UNITED STATES—Much of the color in the garden through autumn and winter is provided by foliage. Some foliage turns color as the weather gets cooler. Some had been blue, gray, gold, red, bronze or variegated all year, and just happens to get noticed more now that there is not much other color provided by flowers. There are a few flowers that bloom now or even later in winter, but not nearly as many as there were in spring and summer.

Coral bark Japanese maple and red twig dogwood display colorful defoliated stems as the weather gets cooler. The colorful berries of firethorn (pyracantha), cotoneaster and toyon will ripen about the same time, providing bright red color until the birds get them. Otherwise, there might not seem to be much more to cut and bring into the home to substitute for cut flowers, and add to all the colorful foliage, twigs and berries.
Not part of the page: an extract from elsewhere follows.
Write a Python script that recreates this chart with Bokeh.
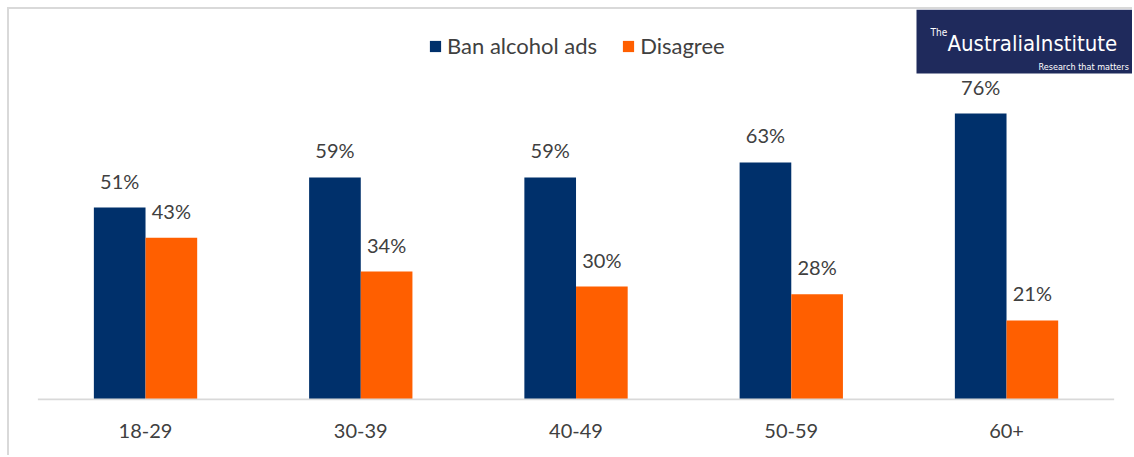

Well, this is where things get less horticultural, and more creative. All those old flowers and flower stalks that should get pruned off, and maybe a few old leaves, might be good for more than compost. Blooms of hydrangea, Queen Anne’s lace and lavender can be cut just as they begin to deteriorate, and hung upside-down to dry. They lose much of their color, and shrivel somewhat, but are nice options to fresh flowers.

Old flower stalks of New Zealand flax and lily-of-the-Nile have striking form once plucked of tattered flower parts and seed capsules. New Zealand flax stalks are tall and straight. Lily-of-the-Nile stalks are like star-bursts on sticks. If the natural color lacks appeal, they can be spray painted! Seed capsules of red flowering gum (eucalyptus) dry in loose clusters with stems that are long enough to arrange like cut flowers.

Pine-cones, magnolia grenades (seedpods) and sweetgum maces (seedpods) that fall from their stems can be drilled, and attached to sticks. There are no substitutes for real flowers, but there are no limits to creative and even weird alternatives.

Highlight: red flowering gum

We all know about the bad reputation of eucalypti, especially the notorious blue gum. They are too big, too aggressive, too messy, too structurally deficient, and in groups, they are too combustible. However, there are several eucalypti that are not only appropriate for local home gardens, but because of their resiliency, drought tolerance and adaptability to the local environment, should be more popular than they are.

Red flowering gum, Eucalyptus ficifolia (which is now known as Corymbia ficifolia), rarely gets more than 30 feet tall and broad, with a stout branch structure. It is a good street tree because the roots are usually deep and complaisant. Constantly falling leaves and seed capsules are somewhat messy, but the mess is proportionate to the compact canopy, and is probably worth the spectacular summer and autumn bloom.

Fuzzy trusses of staminate flowers are usually some shade of red, but might be pink, salmon, reddish orange or pale white. Trees must be a few years old to bloom, so color might be a surprise when young trees bloom for the first time. Profusion of bloom can be variable from year to year, or from one portion of the canopy to another. Tree size and form are also variable. Some are vigorous while others are more compact.